### Stated exercise
Would you repeat the listing exactly but omit every picture?

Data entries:

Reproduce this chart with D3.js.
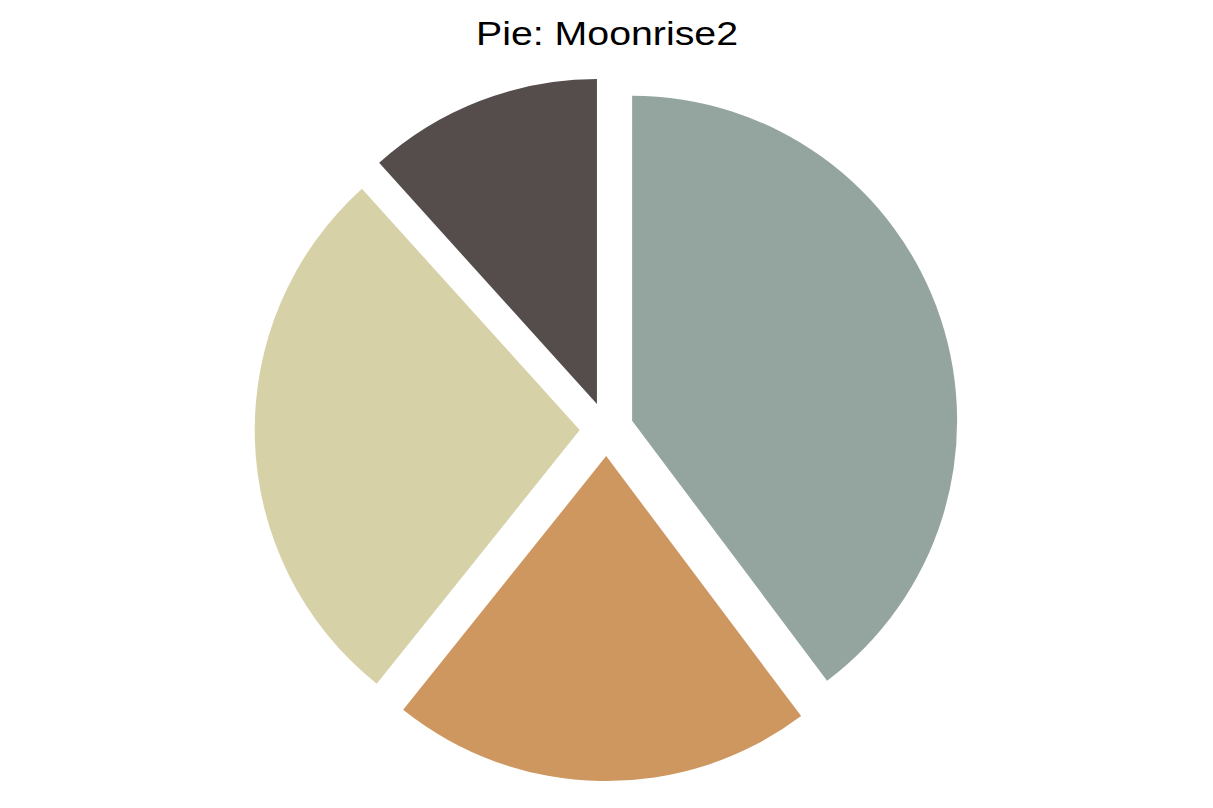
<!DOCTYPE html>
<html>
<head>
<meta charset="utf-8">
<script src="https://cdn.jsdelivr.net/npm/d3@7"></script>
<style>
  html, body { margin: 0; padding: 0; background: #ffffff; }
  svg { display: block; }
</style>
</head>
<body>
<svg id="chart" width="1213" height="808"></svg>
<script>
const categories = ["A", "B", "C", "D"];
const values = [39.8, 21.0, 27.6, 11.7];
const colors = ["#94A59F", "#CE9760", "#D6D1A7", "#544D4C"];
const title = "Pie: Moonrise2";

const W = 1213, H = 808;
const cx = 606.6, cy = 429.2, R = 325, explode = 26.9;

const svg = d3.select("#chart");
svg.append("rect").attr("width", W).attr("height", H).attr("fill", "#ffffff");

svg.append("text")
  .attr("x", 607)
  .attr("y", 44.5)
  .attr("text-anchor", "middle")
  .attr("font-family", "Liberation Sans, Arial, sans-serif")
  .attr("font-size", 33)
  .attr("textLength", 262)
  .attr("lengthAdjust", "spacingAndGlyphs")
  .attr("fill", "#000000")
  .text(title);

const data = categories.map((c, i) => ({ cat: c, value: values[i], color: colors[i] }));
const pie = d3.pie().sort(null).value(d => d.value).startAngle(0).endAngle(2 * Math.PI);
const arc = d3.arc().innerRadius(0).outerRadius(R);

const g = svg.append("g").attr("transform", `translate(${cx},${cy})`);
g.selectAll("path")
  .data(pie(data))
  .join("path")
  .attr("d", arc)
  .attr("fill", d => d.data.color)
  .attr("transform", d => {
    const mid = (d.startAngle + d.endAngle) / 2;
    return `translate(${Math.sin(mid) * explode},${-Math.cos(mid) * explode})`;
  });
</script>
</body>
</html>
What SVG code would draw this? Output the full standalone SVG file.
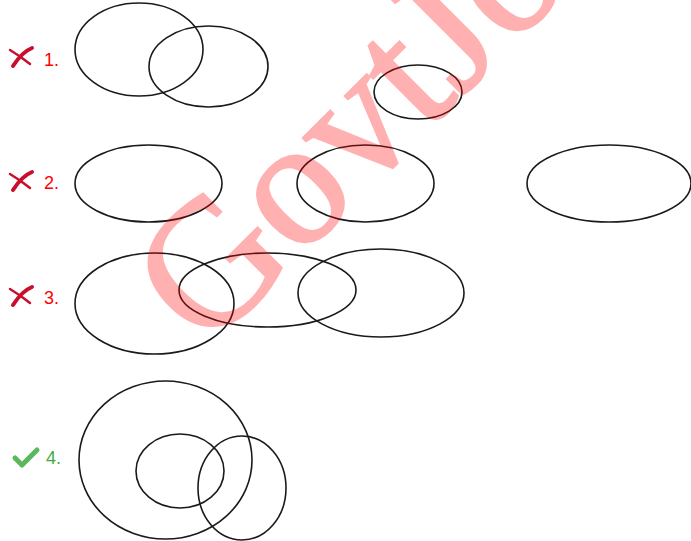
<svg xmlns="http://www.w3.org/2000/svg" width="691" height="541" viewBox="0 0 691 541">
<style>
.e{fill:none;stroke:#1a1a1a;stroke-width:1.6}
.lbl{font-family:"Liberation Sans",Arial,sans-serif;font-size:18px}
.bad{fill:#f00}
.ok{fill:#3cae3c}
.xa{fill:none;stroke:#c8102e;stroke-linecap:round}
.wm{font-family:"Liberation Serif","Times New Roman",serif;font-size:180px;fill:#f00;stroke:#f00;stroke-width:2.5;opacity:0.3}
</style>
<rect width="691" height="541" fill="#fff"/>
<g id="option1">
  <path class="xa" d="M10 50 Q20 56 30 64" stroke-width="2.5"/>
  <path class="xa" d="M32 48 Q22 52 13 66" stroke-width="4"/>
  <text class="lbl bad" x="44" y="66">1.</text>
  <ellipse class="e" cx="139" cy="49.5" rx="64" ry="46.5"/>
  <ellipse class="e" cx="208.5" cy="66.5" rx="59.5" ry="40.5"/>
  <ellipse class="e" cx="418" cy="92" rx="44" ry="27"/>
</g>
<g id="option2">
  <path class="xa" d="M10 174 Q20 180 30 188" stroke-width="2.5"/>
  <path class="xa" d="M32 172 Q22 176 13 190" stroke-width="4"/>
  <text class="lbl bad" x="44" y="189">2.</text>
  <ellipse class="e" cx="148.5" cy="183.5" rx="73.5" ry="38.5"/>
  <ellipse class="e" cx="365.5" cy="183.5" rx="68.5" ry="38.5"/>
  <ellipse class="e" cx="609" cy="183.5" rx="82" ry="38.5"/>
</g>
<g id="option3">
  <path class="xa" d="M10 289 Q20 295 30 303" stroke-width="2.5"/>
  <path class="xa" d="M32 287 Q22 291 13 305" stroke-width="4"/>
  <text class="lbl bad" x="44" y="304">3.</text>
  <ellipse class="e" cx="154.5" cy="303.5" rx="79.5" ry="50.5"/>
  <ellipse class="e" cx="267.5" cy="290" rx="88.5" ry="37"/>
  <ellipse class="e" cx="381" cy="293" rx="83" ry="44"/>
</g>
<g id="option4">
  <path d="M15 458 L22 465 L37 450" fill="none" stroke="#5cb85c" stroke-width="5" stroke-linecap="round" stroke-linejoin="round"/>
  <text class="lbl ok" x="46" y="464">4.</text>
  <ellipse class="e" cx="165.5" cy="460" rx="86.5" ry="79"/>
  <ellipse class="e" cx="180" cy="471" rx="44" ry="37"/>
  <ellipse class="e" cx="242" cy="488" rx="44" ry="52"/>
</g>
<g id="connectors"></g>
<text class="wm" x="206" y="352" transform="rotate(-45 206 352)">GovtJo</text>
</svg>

### Result of the exercise
Reproduce this chart with D3.js.
<!DOCTYPE html>
<html>
<head>
<meta charset="utf-8">
<script src="https://cdn.jsdelivr.net/npm/d3@7"></script>
<style>
  html, body { margin: 0; padding: 0; background: #ffffff; }
  svg { display: block; }
</style>
</head>
<body>
<svg id="chart" width="1213" height="808"></svg>
<script>
const categories = ["A", "B", "C", "D"];
const values = [39.8, 21.0, 27.6, 11.7];
const colors = ["#94A59F", "#CE9760", "#D6D1A7", "#544D4C"];
const title = "Pie: Moonrise2";

const W = 1213, H = 808;
const cx = 606.6, cy = 429.2, R = 325, explode = 26.9;

const svg = d3.select("#chart");
svg.append("rect").attr("width", W).attr("height", H).attr("fill", "#ffffff");

svg.append("text")
  .attr("x", 607)
  .attr("y", 44.5)
  .attr("text-anchor", "middle")
  .attr("font-family", "Liberation Sans, Arial, sans-serif")
  .attr("font-size", 33)
  .attr("textLength", 262)
  .attr("lengthAdjust", "spacingAndGlyphs")
  .attr("fill", "#000000")
  .text(title);

const data = categories.map((c, i) => ({ cat: c, value: values[i], color: colors[i] }));
const pie = d3.pie().sort(null).value(d => d.value).startAngle(0).endAngle(2 * Math.PI);
const arc = d3.arc().innerRadius(0).outerRadius(R);

const g = svg.append("g").attr("transform", `translate(${cx},${cy})`);
g.selectAll("path")
  .data(pie(data))
  .join("path")
  .attr("d", arc)
  .attr("fill", d => d.data.color)
  .attr("transform", d => {
    const mid = (d.startAngle + d.endAngle) / 2;
    return `translate(${Math.sin(mid) * explode},${-Math.cos(mid) * explode})`;
  });
</script>
</body>
</html>
What SVG code would draw this? Output the full standalone SVG file.
<svg xmlns="http://www.w3.org/2000/svg" width="691" height="541" viewBox="0 0 691 541">
<style>
.e{fill:none;stroke:#1a1a1a;stroke-width:1.6}
.lbl{font-family:"Liberation Sans",Arial,sans-serif;font-size:18px}
.bad{fill:#f00}
.ok{fill:#3cae3c}
.xa{fill:none;stroke:#c8102e;stroke-linecap:round}
.wm{font-family:"Liberation Serif","Times New Roman",serif;font-size:180px;fill:#f00;stroke:#f00;stroke-width:2.5;opacity:0.3}
</style>
<rect width="691" height="541" fill="#fff"/>
<g id="option1">
  <path class="xa" d="M10 50 Q20 56 30 64" stroke-width="2.5"/>
  <path class="xa" d="M32 48 Q22 52 13 66" stroke-width="4"/>
  <text class="lbl bad" x="44" y="66">1.</text>
  <ellipse class="e" cx="139" cy="49.5" rx="64" ry="46.5"/>
  <ellipse class="e" cx="208.5" cy="66.5" rx="59.5" ry="40.5"/>
  <ellipse class="e" cx="418" cy="92" rx="44" ry="27"/>
</g>
<g id="option2">
  <path class="xa" d="M10 174 Q20 180 30 188" stroke-width="2.5"/>
  <path class="xa" d="M32 172 Q22 176 13 190" stroke-width="4"/>
  <text class="lbl bad" x="44" y="189">2.</text>
  <ellipse class="e" cx="148.5" cy="183.5" rx="73.5" ry="38.5"/>
  <ellipse class="e" cx="365.5" cy="183.5" rx="68.5" ry="38.5"/>
  <ellipse class="e" cx="609" cy="183.5" rx="82" ry="38.5"/>
</g>
<g id="option3">
  <path class="xa" d="M10 289 Q20 295 30 303" stroke-width="2.5"/>
  <path class="xa" d="M32 287 Q22 291 13 305" stroke-width="4"/>
  <text class="lbl bad" x="44" y="304">3.</text>
  <ellipse class="e" cx="154.5" cy="303.5" rx="79.5" ry="50.5"/>
  <ellipse class="e" cx="267.5" cy="290" rx="88.5" ry="37"/>
  <ellipse class="e" cx="381" cy="293" rx="83" ry="44"/>
</g>
<g id="option4">
  <path d="M15 458 L22 465 L37 450" fill="none" stroke="#5cb85c" stroke-width="5" stroke-linecap="round" stroke-linejoin="round"/>
  <text class="lbl ok" x="46" y="464">4.</text>
  <ellipse class="e" cx="165.5" cy="460" rx="86.5" ry="79"/>
  <ellipse class="e" cx="180" cy="471" rx="44" ry="37"/>
  <ellipse class="e" cx="242" cy="488" rx="44" ry="52"/>
</g>
<g id="connectors"></g>
<text class="wm" x="206" y="352" transform="rotate(-45 206 352)">GovtJo</text>
</svg>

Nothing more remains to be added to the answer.